▶ ITEMS:
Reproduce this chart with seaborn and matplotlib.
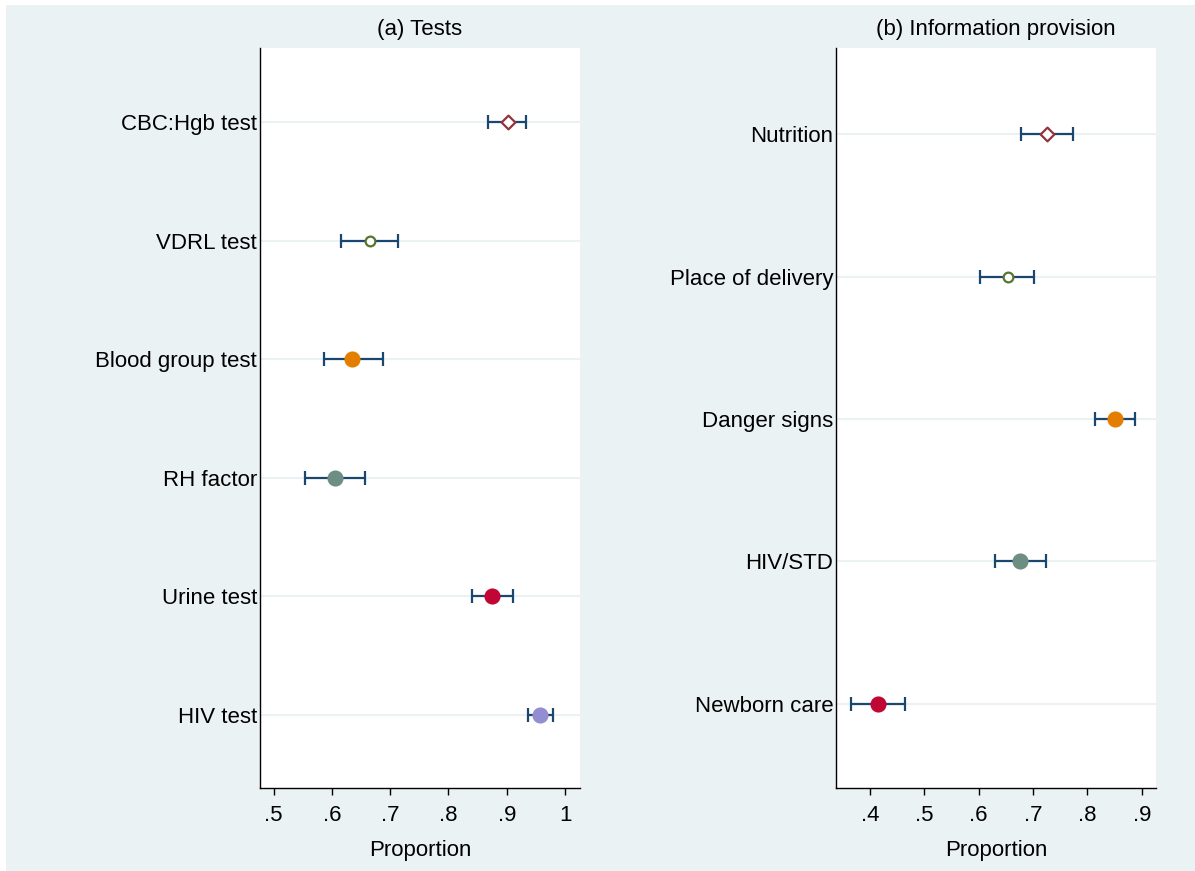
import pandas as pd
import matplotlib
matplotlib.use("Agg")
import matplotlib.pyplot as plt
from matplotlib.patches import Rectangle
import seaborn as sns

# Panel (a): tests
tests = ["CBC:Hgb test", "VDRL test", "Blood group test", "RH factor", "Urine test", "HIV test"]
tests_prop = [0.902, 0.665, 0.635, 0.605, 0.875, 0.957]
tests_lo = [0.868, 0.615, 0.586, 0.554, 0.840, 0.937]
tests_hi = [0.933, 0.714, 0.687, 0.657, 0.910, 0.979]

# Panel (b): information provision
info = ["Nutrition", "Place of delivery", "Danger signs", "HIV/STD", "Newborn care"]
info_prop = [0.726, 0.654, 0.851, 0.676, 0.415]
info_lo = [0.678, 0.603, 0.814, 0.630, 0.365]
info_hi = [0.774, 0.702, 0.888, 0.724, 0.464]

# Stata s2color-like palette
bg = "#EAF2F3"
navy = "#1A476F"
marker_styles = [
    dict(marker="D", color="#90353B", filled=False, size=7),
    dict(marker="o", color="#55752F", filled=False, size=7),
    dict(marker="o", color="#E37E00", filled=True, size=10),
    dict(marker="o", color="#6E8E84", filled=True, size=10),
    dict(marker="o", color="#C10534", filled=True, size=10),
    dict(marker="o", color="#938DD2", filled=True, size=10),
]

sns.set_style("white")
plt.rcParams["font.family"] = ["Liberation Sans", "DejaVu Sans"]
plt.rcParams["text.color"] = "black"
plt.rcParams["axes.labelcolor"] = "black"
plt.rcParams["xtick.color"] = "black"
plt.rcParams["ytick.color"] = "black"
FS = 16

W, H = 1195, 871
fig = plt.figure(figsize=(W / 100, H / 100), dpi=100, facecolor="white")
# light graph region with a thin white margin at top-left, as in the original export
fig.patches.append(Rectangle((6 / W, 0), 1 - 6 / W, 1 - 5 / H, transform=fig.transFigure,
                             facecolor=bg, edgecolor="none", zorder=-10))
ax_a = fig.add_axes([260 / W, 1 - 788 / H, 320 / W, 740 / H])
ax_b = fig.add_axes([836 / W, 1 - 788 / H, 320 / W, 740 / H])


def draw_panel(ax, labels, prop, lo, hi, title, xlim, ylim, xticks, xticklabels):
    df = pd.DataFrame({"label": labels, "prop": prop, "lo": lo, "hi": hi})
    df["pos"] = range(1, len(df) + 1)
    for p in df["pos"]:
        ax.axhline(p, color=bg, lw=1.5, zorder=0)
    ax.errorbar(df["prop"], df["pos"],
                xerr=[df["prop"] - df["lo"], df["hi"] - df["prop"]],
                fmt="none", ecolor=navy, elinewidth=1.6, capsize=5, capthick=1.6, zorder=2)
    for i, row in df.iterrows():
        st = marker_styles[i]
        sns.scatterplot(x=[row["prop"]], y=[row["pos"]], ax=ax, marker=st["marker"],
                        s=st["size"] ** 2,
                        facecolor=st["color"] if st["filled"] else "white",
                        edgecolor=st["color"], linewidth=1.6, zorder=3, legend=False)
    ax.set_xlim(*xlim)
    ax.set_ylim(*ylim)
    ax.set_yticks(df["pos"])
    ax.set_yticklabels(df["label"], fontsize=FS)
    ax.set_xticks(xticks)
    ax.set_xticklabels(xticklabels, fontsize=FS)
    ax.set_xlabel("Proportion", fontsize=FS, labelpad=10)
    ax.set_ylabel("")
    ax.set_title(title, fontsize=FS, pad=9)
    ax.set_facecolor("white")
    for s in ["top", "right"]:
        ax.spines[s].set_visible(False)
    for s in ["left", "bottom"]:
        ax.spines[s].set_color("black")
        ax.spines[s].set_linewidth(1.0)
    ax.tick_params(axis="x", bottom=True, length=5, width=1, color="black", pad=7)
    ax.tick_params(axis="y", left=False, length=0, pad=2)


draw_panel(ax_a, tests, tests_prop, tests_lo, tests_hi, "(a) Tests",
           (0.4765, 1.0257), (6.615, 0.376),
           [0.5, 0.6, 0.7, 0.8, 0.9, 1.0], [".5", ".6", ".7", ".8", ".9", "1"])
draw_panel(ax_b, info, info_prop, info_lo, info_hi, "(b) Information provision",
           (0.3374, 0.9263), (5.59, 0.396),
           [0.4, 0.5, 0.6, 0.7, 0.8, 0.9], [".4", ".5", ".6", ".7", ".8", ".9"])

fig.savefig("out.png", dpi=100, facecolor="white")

==

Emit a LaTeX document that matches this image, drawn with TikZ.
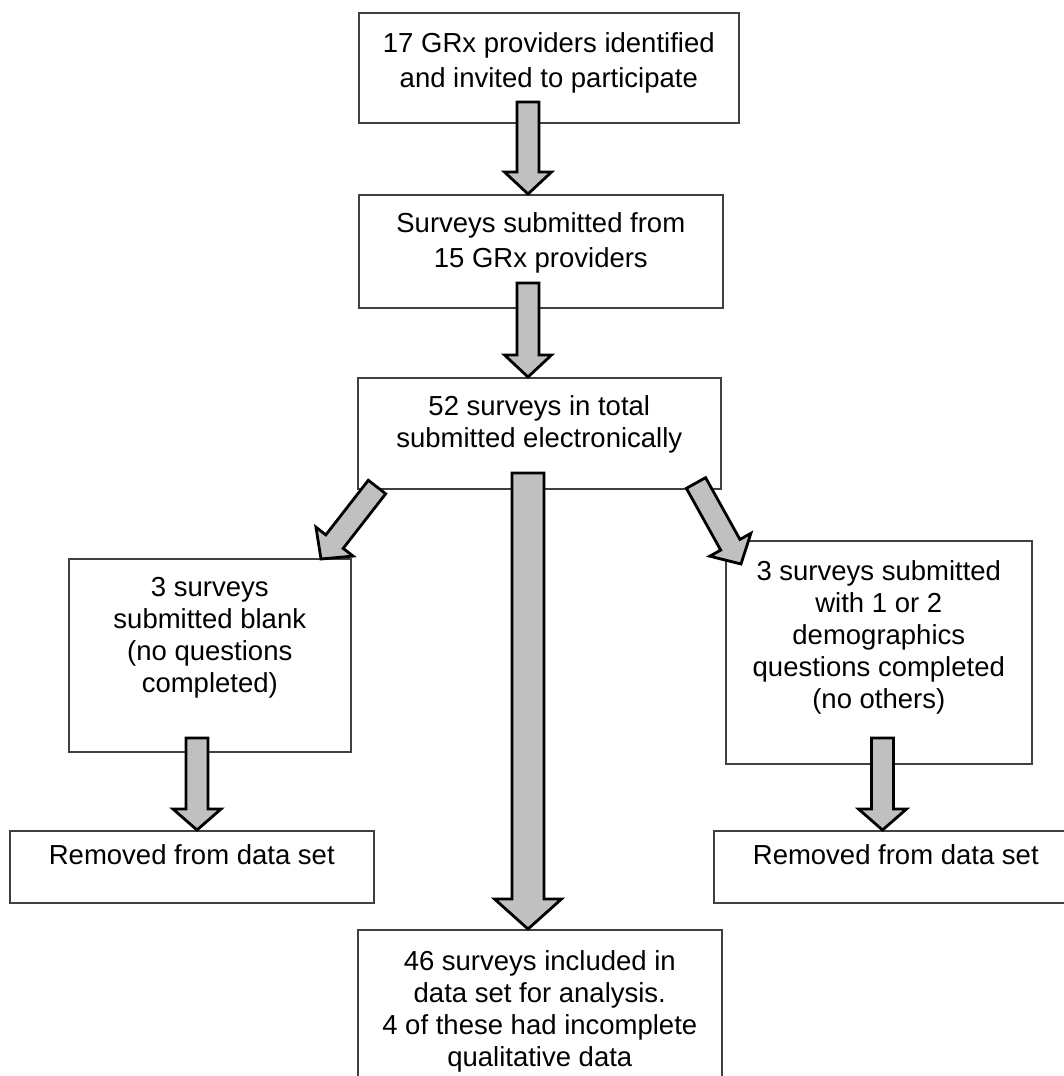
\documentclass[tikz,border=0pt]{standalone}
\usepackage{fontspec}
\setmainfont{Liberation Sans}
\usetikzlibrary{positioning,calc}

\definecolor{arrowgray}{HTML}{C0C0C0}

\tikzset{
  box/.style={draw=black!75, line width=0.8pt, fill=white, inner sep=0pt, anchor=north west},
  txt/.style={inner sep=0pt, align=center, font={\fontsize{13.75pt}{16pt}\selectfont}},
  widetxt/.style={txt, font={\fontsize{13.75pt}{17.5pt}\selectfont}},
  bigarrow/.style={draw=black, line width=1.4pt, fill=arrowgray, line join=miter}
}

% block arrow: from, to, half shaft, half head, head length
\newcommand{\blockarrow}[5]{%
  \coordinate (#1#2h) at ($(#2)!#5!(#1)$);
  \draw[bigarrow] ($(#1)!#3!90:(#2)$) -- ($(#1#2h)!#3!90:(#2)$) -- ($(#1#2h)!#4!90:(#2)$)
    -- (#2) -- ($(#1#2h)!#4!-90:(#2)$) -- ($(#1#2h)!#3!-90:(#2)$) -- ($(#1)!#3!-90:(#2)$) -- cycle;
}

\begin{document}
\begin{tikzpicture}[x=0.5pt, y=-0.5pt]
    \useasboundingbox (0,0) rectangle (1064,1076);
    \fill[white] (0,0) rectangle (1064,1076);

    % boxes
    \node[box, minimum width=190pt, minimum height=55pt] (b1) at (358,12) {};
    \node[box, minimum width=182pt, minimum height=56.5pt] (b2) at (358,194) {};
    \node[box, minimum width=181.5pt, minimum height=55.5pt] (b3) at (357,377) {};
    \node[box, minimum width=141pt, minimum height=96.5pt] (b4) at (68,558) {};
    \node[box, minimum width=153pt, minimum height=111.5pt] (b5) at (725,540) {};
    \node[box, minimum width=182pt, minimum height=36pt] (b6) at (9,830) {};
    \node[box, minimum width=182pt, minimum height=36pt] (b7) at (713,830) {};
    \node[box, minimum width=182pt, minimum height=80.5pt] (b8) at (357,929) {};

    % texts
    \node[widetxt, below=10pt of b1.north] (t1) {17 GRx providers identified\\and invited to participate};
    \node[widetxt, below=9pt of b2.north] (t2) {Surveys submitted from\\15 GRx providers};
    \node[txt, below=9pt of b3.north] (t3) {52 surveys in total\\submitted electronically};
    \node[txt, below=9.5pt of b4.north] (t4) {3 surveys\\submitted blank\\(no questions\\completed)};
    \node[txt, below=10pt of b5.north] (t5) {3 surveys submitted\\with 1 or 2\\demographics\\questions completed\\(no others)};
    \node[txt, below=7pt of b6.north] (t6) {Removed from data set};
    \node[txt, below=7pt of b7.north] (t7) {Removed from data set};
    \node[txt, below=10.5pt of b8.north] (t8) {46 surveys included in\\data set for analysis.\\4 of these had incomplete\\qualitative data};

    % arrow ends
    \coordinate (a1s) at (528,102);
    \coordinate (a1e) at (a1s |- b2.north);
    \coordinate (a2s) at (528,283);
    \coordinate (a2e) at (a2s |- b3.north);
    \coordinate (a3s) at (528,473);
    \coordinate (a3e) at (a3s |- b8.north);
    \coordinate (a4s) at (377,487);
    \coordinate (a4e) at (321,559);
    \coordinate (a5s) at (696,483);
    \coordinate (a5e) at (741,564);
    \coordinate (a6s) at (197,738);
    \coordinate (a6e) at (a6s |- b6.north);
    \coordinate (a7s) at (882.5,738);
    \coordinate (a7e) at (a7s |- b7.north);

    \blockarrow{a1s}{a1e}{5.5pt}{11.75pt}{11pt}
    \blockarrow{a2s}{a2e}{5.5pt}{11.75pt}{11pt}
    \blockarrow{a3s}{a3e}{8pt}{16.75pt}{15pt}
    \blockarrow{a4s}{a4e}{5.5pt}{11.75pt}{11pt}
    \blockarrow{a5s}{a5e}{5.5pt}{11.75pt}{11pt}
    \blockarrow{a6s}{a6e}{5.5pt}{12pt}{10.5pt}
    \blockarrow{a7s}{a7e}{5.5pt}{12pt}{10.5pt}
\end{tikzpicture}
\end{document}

▶ WHAT IS NEEDED: Take the lines from the one holding "Reproduce this chart" to the one holding "info_hi = [0.774, 0.702, 0.888, 0.724, 0.464]", both lines included, and give them again exactly, with no pictures.

▶ SOLUTION TO THIS PROBLEM:
Reproduce this chart with seaborn and matplotlib.
import pandas as pd
import matplotlib
matplotlib.use("Agg")
import matplotlib.pyplot as plt
from matplotlib.patches import Rectangle
import seaborn as sns

# Panel (a): tests
tests = ["CBC:Hgb test", "VDRL test", "Blood group test", "RH factor", "Urine test", "HIV test"]
tests_prop = [0.902, 0.665, 0.635, 0.605, 0.875, 0.957]
tests_lo = [0.868, 0.615, 0.586, 0.554, 0.840, 0.937]
tests_hi = [0.933, 0.714, 0.687, 0.657, 0.910, 0.979]

# Panel (b): information provision
info = ["Nutrition", "Place of delivery", "Danger signs", "HIV/STD", "Newborn care"]
info_prop = [0.726, 0.654, 0.851, 0.676, 0.415]
info_lo = [0.678, 0.603, 0.814, 0.630, 0.365]
info_hi = [0.774, 0.702, 0.888, 0.724, 0.464]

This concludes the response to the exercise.